Common Mistakes Businesses Make
Mistake 1: Treating Portal Acceptance as Regulatory Approval
An application may be successfully submitted even when its evidence is incomplete or inconsistent. Applicants often assume that an acknowledgement means the eligibility review is finished. The consequence is delayed action when a deficiency notice arrives, sometimes close to a business deadline or licence expiry.
Mistake 2: Selecting Departments Based on Experience Alone
Practical exposure to a class of claims does not automatically establish eligibility for the corresponding licence department. Applicants make this error when they rely on work history without mapping prescribed qualifications and training. Unsupported selections can lead to queries, restricted approval, or rejection of part of the application.
Mistake 3: Using Different Personal or Entity Data Across Records
Small differences in names, initials, addresses, dates of incorporation, or management designations often accumulate over time. Businesses regard them as clerical matters until the regulator compares the complete record. These differences can delay verification and may require formal corrections or explanatory documents.
Mistake 4: Monitoring Only the Licence Expiry Date
Renewal depends on more than the final validity date. Membership status, returns, declarations, assignment records, and corporate details may need attention months earlier. Waiting for the expiry reminder compresses the correction period and increases the risk of late fees, lapse, or disrupted work.
Mistake 5: Ignoring Changes in Licensed Personnel
Corporate surveyors sometimes focus on company-law filings after a director or partner changes but overlook the insurance regulatory impact. If the departing person supported a department or a licensing condition, the operational effect can be immediate. Continuing assignments without reviewing that dependency creates compliance and report-validity concerns.
Mistake 6: Preparing Query Responses Without the Original Filing File
Applicants may answer a regulatory question from memory or provide a newly prepared document that conflicts with an earlier submission. This usually happens when portal files and final signed versions were not retained centrally.
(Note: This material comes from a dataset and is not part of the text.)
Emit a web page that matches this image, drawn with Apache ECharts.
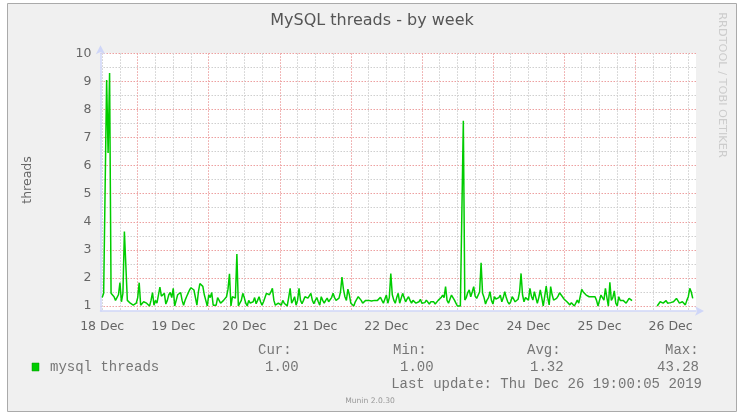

The response can create a second discrepancy and extend the review rather than resolving it.
Insights Worth Knowing
- Most licensing delays arise from evidence quality and data inconsistency rather than the complexity of the application form itself.
- A corporate licence must be managed together with the licences and eligibility of the individuals who perform or supervise survey work.
- Professional membership, regulatory licensing, insurer empanelment, and internal authorisation are connected controls but are not substitutes for one another.
- Renewal preparation is more reliable when assignment and return data are maintained during the licence period instead of reconstructed near expiry.
- Changes that appear administrative, such as an address update or director resignation, may affect declarations, portal records, or licence conditions.
- The strongest regulatory response is usually a short, direct explanation supported by indexed evidence that matches the original filing.
Frequently Asked Questions
Can our company obtain a corporate surveyor licence if none of the directors holds an individual surveyor licence?
The position depends on the applicable eligibility conditions and the role of the people who will conduct survey and loss assessment work. A corporate entity cannot rely on incorporation alone to establish professional capacity. Its directors, designated partners, or other responsible individuals must satisfy the requirements relevant to the proposed structure and activities. The management and staffing model should therefore be reviewed before the entity files or changes its constitutional documents.
How early should we begin preparing a licence renewal?
Preparation should begin well before the formal filing deadline. The first review should confirm the licence validity date, membership position, required returns, assignment records, declarations, identity details, and any corporate changes during the licence period. Starting early gives the applicant time to correct source records rather than submitting explanations for avoidable discrepancies. The application should then be filed within the period prescribed by the current regulatory process.
What happens if an individual or corporate licence has already expired?
The available route depends on how long the licence has remained expired and the provisions in force when action is taken. Late renewal may be possible within a permitted period, usually with additional consequences such as fees and closer document review. After the permitted period, the case may be treated as a fresh application. Assignments should not continue on the assumption that a previous licence remains effective after expiry.
Can a surveyor accept work in a department that is not shown on the licence?
A surveyor should accept assignments only within the authorised scope recorded for that person or entity. Related technical experience does not by itself extend the licence. Before accepting work in another department, the applicant should determine whether the qualifications and other conditions support an addition or modification. The change should be approved and reflected in the regulatory record before that expanded scope is used commercially.
Does insurer empanelment confirm that our licence compliance is complete?
No. Empanelment is an insurer's vendor approval and assignment control process, while licensing is a regulatory permission. An insurer may verify the licence during onboarding, but the surveyor remains responsible for validity, scope, renewals, membership, disclosures, and required updates. A survey business should maintain its own compliance register instead of depending on an insurer to identify expiry or record defects.
What should we do when a licensed director or designated partner resigns?
First determine whether that person supported the corporate licence, a particular department, a management condition, or active assignments. Company or LLP filings should be coordinated with the insurance regulatory review so the records do not diverge. Required notifications, replacements, declarations, and licence modifications should be prepared promptly. Assignment allocation should also be reviewed until the entity's continuing authority is confirmed.
How should we respond when IRDAI asks for clarification or additional documents?
Read the query against the exact application and attachments originally submitted. Identify whether the issue concerns eligibility, a missing record, a contradiction, document quality, or an unexplained change. Answer each point directly and attach only evidence that has been verified against the rest of the file. Retain the response, proof of submission, and any revised document in the permanent licence record.
Expert Note
In practice, surveyor licensing problems rarely begin with a difficult legal question. They begin with a qualification certificate carrying one version of a name, a membership record carrying another, an unreported management change, or a renewal file opened after the business has already received an expiry warning. The most dependable operators maintain their evidence as part of routine work, because regulatory readiness is usually determined by the quality of records created long before an application is filed.